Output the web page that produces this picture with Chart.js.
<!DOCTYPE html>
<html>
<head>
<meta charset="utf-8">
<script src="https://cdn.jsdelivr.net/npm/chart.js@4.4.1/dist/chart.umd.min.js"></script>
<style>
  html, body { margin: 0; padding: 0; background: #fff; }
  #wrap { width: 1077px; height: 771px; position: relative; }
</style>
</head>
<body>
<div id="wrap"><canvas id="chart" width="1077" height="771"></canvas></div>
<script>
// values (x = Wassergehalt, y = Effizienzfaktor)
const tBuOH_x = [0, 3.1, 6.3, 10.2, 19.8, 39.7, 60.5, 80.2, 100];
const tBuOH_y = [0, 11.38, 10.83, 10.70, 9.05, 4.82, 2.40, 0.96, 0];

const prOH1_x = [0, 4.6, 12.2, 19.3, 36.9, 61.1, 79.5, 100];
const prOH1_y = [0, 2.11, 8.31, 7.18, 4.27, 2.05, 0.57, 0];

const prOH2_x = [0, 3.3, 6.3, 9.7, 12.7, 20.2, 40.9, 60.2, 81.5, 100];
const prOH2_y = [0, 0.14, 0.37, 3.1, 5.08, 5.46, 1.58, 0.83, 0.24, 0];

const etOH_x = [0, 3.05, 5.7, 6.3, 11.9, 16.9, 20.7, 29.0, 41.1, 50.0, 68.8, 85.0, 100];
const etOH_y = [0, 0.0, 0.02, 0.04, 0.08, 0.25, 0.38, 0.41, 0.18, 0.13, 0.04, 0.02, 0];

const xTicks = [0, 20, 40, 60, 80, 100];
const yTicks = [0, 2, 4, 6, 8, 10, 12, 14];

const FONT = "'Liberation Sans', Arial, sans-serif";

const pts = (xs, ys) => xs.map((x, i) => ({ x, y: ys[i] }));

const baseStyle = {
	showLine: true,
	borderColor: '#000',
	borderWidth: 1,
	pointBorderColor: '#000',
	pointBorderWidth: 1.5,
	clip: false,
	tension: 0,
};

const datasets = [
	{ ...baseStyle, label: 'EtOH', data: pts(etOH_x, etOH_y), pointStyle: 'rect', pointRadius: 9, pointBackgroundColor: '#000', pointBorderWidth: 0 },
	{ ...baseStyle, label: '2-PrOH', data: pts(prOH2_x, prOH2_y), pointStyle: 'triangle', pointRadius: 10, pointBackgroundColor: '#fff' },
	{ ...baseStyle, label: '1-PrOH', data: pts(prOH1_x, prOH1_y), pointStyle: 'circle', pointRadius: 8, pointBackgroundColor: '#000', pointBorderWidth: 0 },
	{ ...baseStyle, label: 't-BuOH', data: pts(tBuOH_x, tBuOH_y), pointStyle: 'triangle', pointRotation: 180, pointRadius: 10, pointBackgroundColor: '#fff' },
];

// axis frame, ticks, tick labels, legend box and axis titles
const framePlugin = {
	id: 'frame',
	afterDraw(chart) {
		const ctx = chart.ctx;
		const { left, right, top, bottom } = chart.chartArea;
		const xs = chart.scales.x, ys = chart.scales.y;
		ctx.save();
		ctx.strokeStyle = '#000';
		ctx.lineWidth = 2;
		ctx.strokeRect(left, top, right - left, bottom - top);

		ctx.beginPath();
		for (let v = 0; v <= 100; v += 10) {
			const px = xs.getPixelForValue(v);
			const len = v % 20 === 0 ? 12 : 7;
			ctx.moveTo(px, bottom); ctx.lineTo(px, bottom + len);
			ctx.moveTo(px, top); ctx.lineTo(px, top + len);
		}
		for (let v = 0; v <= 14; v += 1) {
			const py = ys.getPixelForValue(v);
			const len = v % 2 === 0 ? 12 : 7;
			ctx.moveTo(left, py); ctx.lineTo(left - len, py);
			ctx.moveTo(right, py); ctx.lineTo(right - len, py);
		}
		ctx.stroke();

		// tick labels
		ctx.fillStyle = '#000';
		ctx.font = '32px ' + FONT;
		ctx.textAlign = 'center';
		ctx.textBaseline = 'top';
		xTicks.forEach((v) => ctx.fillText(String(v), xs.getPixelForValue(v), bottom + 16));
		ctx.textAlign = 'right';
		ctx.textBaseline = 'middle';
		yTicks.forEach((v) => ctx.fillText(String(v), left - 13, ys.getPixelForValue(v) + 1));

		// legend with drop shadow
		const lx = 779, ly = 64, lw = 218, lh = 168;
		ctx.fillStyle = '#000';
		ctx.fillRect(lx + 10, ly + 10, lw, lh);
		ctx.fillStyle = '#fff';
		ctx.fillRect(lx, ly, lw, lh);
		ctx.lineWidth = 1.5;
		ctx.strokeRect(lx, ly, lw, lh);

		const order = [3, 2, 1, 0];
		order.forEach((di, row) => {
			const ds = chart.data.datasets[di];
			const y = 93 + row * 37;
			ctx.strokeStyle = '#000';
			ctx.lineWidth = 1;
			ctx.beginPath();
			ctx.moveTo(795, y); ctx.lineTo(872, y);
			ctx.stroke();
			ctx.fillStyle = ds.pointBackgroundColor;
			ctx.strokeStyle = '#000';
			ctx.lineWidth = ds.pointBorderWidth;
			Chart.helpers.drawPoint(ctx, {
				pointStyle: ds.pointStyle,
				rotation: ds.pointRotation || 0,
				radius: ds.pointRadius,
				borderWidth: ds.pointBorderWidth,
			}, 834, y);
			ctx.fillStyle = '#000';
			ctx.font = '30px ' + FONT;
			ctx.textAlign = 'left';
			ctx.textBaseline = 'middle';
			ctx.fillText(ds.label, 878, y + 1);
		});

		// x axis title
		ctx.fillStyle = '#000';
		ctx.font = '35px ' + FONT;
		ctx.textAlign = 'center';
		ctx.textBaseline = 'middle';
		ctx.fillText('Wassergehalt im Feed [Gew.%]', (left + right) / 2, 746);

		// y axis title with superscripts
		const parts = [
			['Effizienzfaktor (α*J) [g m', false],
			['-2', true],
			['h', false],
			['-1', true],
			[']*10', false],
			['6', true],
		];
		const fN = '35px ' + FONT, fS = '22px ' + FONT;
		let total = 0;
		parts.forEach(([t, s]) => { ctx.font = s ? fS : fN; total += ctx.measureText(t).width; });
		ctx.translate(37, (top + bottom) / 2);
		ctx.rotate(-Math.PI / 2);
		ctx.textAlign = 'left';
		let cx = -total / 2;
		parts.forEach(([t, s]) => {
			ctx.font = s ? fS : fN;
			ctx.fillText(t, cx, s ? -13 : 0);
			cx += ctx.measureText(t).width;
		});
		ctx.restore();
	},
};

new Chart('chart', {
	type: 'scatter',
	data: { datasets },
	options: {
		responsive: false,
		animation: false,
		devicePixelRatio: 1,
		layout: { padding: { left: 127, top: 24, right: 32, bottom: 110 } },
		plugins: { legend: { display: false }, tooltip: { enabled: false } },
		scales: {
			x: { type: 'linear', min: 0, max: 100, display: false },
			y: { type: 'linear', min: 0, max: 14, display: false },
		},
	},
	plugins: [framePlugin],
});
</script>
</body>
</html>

----------

PROBLEM STATEMENT | Reproduce the material exactly, with every line intact.

RESPONSE |
Output the web page that produces this picture with Chart.js.
<!DOCTYPE html>
<html>
<head>
<meta charset="utf-8">
<script src="https://cdn.jsdelivr.net/npm/chart.js@4.4.1/dist/chart.umd.min.js"></script>
<style>
  html, body { margin: 0; padding: 0; background: #fff; }
  #wrap { width: 1077px; height: 771px; position: relative; }
</style>
</head>
<body>
<div id="wrap"><canvas id="chart" width="1077" height="771"></canvas></div>
<script>
// values (x = Wassergehalt, y = Effizienzfaktor)
const tBuOH_x = [0, 3.1, 6.3, 10.2, 19.8, 39.7, 60.5, 80.2, 100];
const tBuOH_y = [0, 11.38, 10.83, 10.70, 9.05, 4.82, 2.40, 0.96, 0];

const prOH1_x = [0, 4.6, 12.2, 19.3, 36.9, 61.1, 79.5, 100];
const prOH1_y = [0, 2.11, 8.31, 7.18, 4.27, 2.05, 0.57, 0];

const prOH2_x = [0, 3.3, 6.3, 9.7, 12.7, 20.2, 40.9, 60.2, 81.5, 100];
const prOH2_y = [0, 0.14, 0.37, 3.1, 5.08, 5.46, 1.58, 0.83, 0.24, 0];

const etOH_x = [0, 3.05, 5.7, 6.3, 11.9, 16.9, 20.7, 29.0, 41.1, 50.0, 68.8, 85.0, 100];
const etOH_y = [0, 0.0, 0.02, 0.04, 0.08, 0.25, 0.38, 0.41, 0.18, 0.13, 0.04, 0.02, 0];

const xTicks = [0, 20, 40, 60, 80, 100];
const yTicks = [0, 2, 4, 6, 8, 10, 12, 14];

const FONT = "'Liberation Sans', Arial, sans-serif";

const pts = (xs, ys) => xs.map((x, i) => ({ x, y: ys[i] }));

const baseStyle = {
	showLine: true,
	borderColor: '#000',
	borderWidth: 1,
	pointBorderColor: '#000',
	pointBorderWidth: 1.5,
	clip: false,
	tension: 0,
};

const datasets = [
	{ ...baseStyle, label: 'EtOH', data: pts(etOH_x, etOH_y), pointStyle: 'rect', pointRadius: 9, pointBackgroundColor: '#000', pointBorderWidth: 0 },
	{ ...baseStyle, label: '2-PrOH', data: pts(prOH2_x, prOH2_y), pointStyle: 'triangle', pointRadius: 10, pointBackgroundColor: '#fff' },
	{ ...baseStyle, label: '1-PrOH', data: pts(prOH1_x, prOH1_y), pointStyle: 'circle', pointRadius: 8, pointBackgroundColor: '#000', pointBorderWidth: 0 },
	{ ...baseStyle, label: 't-BuOH', data: pts(tBuOH_x, tBuOH_y), pointStyle: 'triangle', pointRotation: 180, pointRadius: 10, pointBackgroundColor: '#fff' },
];

// axis frame, ticks, tick labels, legend box and axis titles
const framePlugin = {
	id: 'frame',
	afterDraw(chart) {
		const ctx = chart.ctx;
		const { left, right, top, bottom } = chart.chartArea;
		const xs = chart.scales.x, ys = chart.scales.y;
		ctx.save();
		ctx.strokeStyle = '#000';
		ctx.lineWidth = 2;
		ctx.strokeRect(left, top, right - left, bottom - top);

		ctx.beginPath();
		for (let v = 0; v <= 100; v += 10) {
			const px = xs.getPixelForValue(v);
			const len = v % 20 === 0 ? 12 : 7;
			ctx.moveTo(px, bottom); ctx.lineTo(px, bottom + len);
			ctx.moveTo(px, top); ctx.lineTo(px, top + len);
		}
		for (let v = 0; v <= 14; v += 1) {
			const py = ys.getPixelForValue(v);
			const len = v % 2 === 0 ? 12 : 7;
			ctx.moveTo(left, py); ctx.lineTo(left - len, py);
			ctx.moveTo(right, py); ctx.lineTo(right - len, py);
		}
		ctx.stroke();

		// tick labels
		ctx.fillStyle = '#000';
		ctx.font = '32px ' + FONT;
		ctx.textAlign = 'center';
		ctx.textBaseline = 'top';
		xTicks.forEach((v) => ctx.fillText(String(v), xs.getPixelForValue(v), bottom + 16));
		ctx.textAlign = 'right';
		ctx.textBaseline = 'middle';
		yTicks.forEach((v) => ctx.fillText(String(v), left - 13, ys.getPixelForValue(v) + 1));

		// legend with drop shadow
		const lx = 779, ly = 64, lw = 218, lh = 168;
		ctx.fillStyle = '#000';
		ctx.fillRect(lx + 10, ly + 10, lw, lh);
		ctx.fillStyle = '#fff';
		ctx.fillRect(lx, ly, lw, lh);
		ctx.lineWidth = 1.5;
		ctx.strokeRect(lx, ly, lw, lh);

		const order = [3, 2, 1, 0];
		order.forEach((di, row) => {
			const ds = chart.data.datasets[di];
			const y = 93 + row * 37;
			ctx.strokeStyle = '#000';
			ctx.lineWidth = 1;
			ctx.beginPath();
			ctx.moveTo(795, y); ctx.lineTo(872, y);
			ctx.stroke();
			ctx.fillStyle = ds.pointBackgroundColor;
			ctx.strokeStyle = '#000';
			ctx.lineWidth = ds.pointBorderWidth;
			Chart.helpers.drawPoint(ctx, {
				pointStyle: ds.pointStyle,
				rotation: ds.pointRotation || 0,
				radius: ds.pointRadius,
				borderWidth: ds.pointBorderWidth,
			}, 834, y);
			ctx.fillStyle = '#000';
			ctx.font = '30px ' + FONT;
			ctx.textAlign = 'left';
			ctx.textBaseline = 'middle';
			ctx.fillText(ds.label, 878, y + 1);
		});

		// x axis title
		ctx.fillStyle = '#000';
		ctx.font = '35px ' + FONT;
		ctx.textAlign = 'center';
		ctx.textBaseline = 'middle';
		ctx.fillText('Wassergehalt im Feed [Gew.%]', (left + right) / 2, 746);

		// y axis title with superscripts
		const parts = [
			['Effizienzfaktor (α*J) [g m', false],
			['-2', true],
			['h', false],
			['-1', true],
			[']*10', false],
			['6', true],
		];
		const fN = '35px ' + FONT, fS = '22px ' + FONT;
		let total = 0;
		parts.forEach(([t, s]) => { ctx.font = s ? fS : fN; total += ctx.measureText(t).width; });
		ctx.translate(37, (top + bottom) / 2);
		ctx.rotate(-Math.PI / 2);
		ctx.textAlign = 'left';
		let cx = -total / 2;
		parts.forEach(([t, s]) => {
			ctx.font = s ? fS : fN;
			ctx.fillText(t, cx, s ? -13 : 0);
			cx += ctx.measureText(t).width;
		});
		ctx.restore();
	},
};

new Chart('chart', {
	type: 'scatter',
	data: { datasets },
	options: {
		responsive: false,
		animation: false,
		devicePixelRatio: 1,
		layout: { padding: { left: 127, top: 24, right: 32, bottom: 110 } },
		plugins: { legend: { display: false }, tooltip: { enabled: false } },
		scales: {
			x: { type: 'linear', min: 0, max: 100, display: false },
			y: { type: 'linear', min: 0, max: 14, display: false },
		},
	},
	plugins: [framePlugin],
});
</script>
</body>
</html>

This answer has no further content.